Fresh out of college, Boeve was handed responsibility for 350.org’s operations in North America. At first the group worked on building a popular movement for climate action, focusing on single protest events like the International Day of Climate Action in 2009.

“The idea was ‘we’ll run this campaign and we’ll see what happens’. It’s only been recently that the idea that this is actually a long-term thing has become real,” she says.

With the publication of a landmark report in 2011, the movement found a place where it could go for the soft underbelly of its adversary – the money invested in fossil fuel companies.

McKibben seized on the idea. In his seminal Rolling Stone article outlining the arguments for divestment in 2012, he boiled down the future of the fossil fuel industry to a simple arithmetic – companies own at least four times more fossil fuel reserves than we can safely burn, so it must stay in the ground, so the reserves and the companies are overvalued.

Divestment movements had already begun popping up on campuses across America. Increasingly 350.org played a coordinating role in stitching the disparate students into a global force. Now, the fossil fuel divestment campaign is shifting money faster than any divestment movement before it.

“Mere months after the fossil fuel divestment campaign really took off, MSCI, which is one of Morgan Stanley’s offshoots, ranked divestment as the number one trend for investors to watch,” said Boeve.

After years of calling on politicians to act, Boeve said the perceived failure of the Copenhagen climate talks in 2009 convinced her that the real power lay elsewhere.

“The fossil fuel industry’s political power warps the entire debate, so it would be one thing if politicians were discussing climate policy in good faith, absent fossil fuel lobbying money. If that were the case, we’d have solved this problem by now. But divestment gives us a very direct way of calling into question the social license of the fossil fuel industry and that is in fact a tool to see the kind of policy change we need,” she says.

Hundreds of 350.org activists brave the rain in Melbourne, Australia, to spell out their message loud and clear on Global Divestment day, 14 February 2015. Photograph: 350.org

The Guardian has joined the divestment campaign, asking the Wellcome Trust and the Bill and Melinda Gates Foundation to dump their fossil fuel holdings. Wellcome’s director Jeremy Farrar argued in the Guardian that “active engagement” with fossil fuel companies was a more effective way to influence them than dropping their shares.

In response to Farrar’s comments, Boeve said: “We don’t see the kind of results from shareholder advocacy that we would like to see in changing corporate behaviour. Take ExxonMobil, the big bad wolf in the oil sector. The Rockefellers have had those shares for years and years. But I would argue that the Rockefeller Brothers Fund divesting had more of an impact in terms of shaping the public debate than shareholder activism has on Exxon.”

So now that money is shifting, what does winning look like for the divestment campaign? Boeve says the UN conference in Paris will give them the best indication of whether their approach is working. If governments produce a strong agreement, it will be a sign that the fossil fuel industry has lost its legitimacy and its hold on democracy.
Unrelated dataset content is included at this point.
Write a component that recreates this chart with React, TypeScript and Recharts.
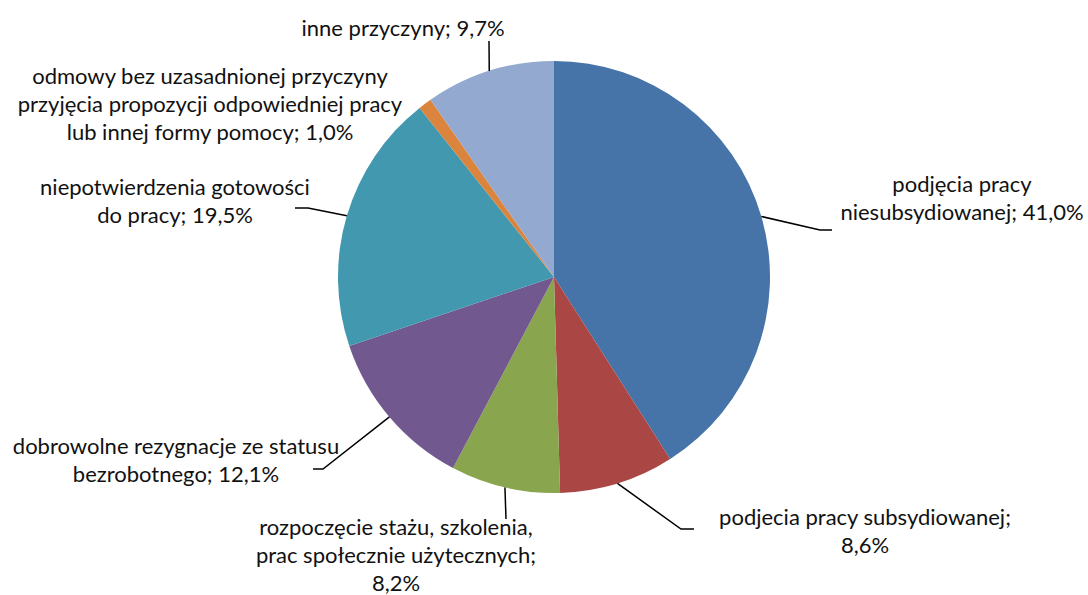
import React from "react";
import { PieChart, Pie, Cell } from "recharts";

// categories and shares (%) in pie order, clockwise from 12 o'clock
const categories = [
  "podjęcia pracy niesubsydiowanej",
  "podjecia pracy subsydiowanej",
  "rozpoczęcie stażu, szkolenia, prac społecznie użytecznych",
  "dobrowolne rezygnacje ze statusu bezrobotnego",
  "niepotwierdzenia gotowości do pracy",
  "odmowy bez uzasadnionej przyczyny przyjęcia propozycji odpowiedniej pracy lub innej formy pomocy",
  "inne przyczyny",
];
const shares = [41.0, 8.6, 8.2, 12.1, 19.5, 1.0, 9.7];
const colors = ["#4673A8", "#AA4744", "#89A54E", "#71588F", "#4198AF", "#DB843D", "#93A9CF"];

// words per label line
const lineBreaks = [[2, 2], [3, 1], [3, 3, 1], [4, 2], [2, 3], [4, 4, 5], [3]];

// label placement: text centre x, first line centre y, leader elbow/end (null = no leader)
const labelLayout = [
  { x: 962, y: 185, elbow: [820, 230], end: [832, 230] },
  { x: 865, y: 518, elbow: [681, 529], end: [694, 529] },
  { x: 396, y: 528, elbow: [506, 519], end: [506, 519] },
  { x: 176, y: 447, elbow: [323, 469], end: [313, 469] },
  { x: 175, y: 188, elbow: [308, 208], end: [295, 208] },
  { x: 210, y: 77, elbow: null, end: null },
  { x: 403, y: 29, elbow: [489, 41], end: [489, 41] },
];

const FONT = "Lato, 'Open Sans', sans-serif";
const FONT_SIZE = 22;
const LINE_H = 28;
const RAD = Math.PI / 180;

const data = categories.map((name, i) => ({ name, value: shares[i] }));

const fmt = (v: number) => v.toFixed(1).replace(".", ",") + "%";

function splitLines(text: string, counts: number[]) {
  const words = text.split(" ");
  const out: string[] = [];
  let k = 0;
  counts.forEach((c) => {
    out.push(words.slice(k, k + c).join(" "));
    k += c;
  });
  return out;
}

const SliceLabel = (props: any) => {
  const { cx, cy, midAngle, outerRadius, index } = props;
  const lay = labelLayout[index];
  const full = `${categories[index]}; ${fmt(shares[index])}`;
  const lines = splitLines(full, lineBreaks[index]);
  const sx = cx + outerRadius * Math.cos(-midAngle * RAD);
  const sy = cy + outerRadius * Math.sin(-midAngle * RAD);
  return (
    <g>
      {lay.elbow && (
        <polyline
          points={`${sx},${sy} ${lay.elbow[0]},${lay.elbow[1]} ${lay.end[0]},${lay.end[1]}`}
          fill="none"
          stroke="#000"
          strokeWidth={1.5}
        />
      )}
      <text
        x={lay.x}
        y={lay.y + FONT_SIZE * 0.34}
        textAnchor="middle"
        fill="#111"
        fontFamily={FONT}
        fontSize={FONT_SIZE}
      >
        {lines.map((ln, j) => (
          <tspan key={j} x={lay.x} dy={j === 0 ? 0 : LINE_H}>
            {ln}
          </tspan>
        ))}
      </text>
    </g>
  );
};

export default function App() {
  return (
    <div style={{ position: "absolute", left: 0, top: 0, background: "#fff" }}>
      <PieChart width={1088} height={595} margin={{ top: 0, right: 0, bottom: 0, left: 0 }}>
        <Pie
          data={data}
          dataKey="value"
          nameKey="name"
          cx={554}
          cy={277}
          outerRadius={216}
          startAngle={90}
          endAngle={-270}
          stroke="none"
          label={SliceLabel}
          labelLine={false}
          isAnimationActive={false}
        >
          {data.map((d, i) => (
            <Cell key={d.name} fill={colors[i]} />
          ))}
        </Pie>
      </PieChart>
    </div>
  );
}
Beyond Paris, she says, it is hard to know what form the climate movement will take. 350.org has no long-term strategy, preferring to take the shape required by the moment.

“What form it takes is hard to know because it’s hard to know what happens with climate change. We’re racing against the clock on trying to mitigate emissions and keep fossil fuels underground, but it’s very difficult to know what this world is going to look like in 10 years and therefore what does a group like 350 need to look like in the new reality.”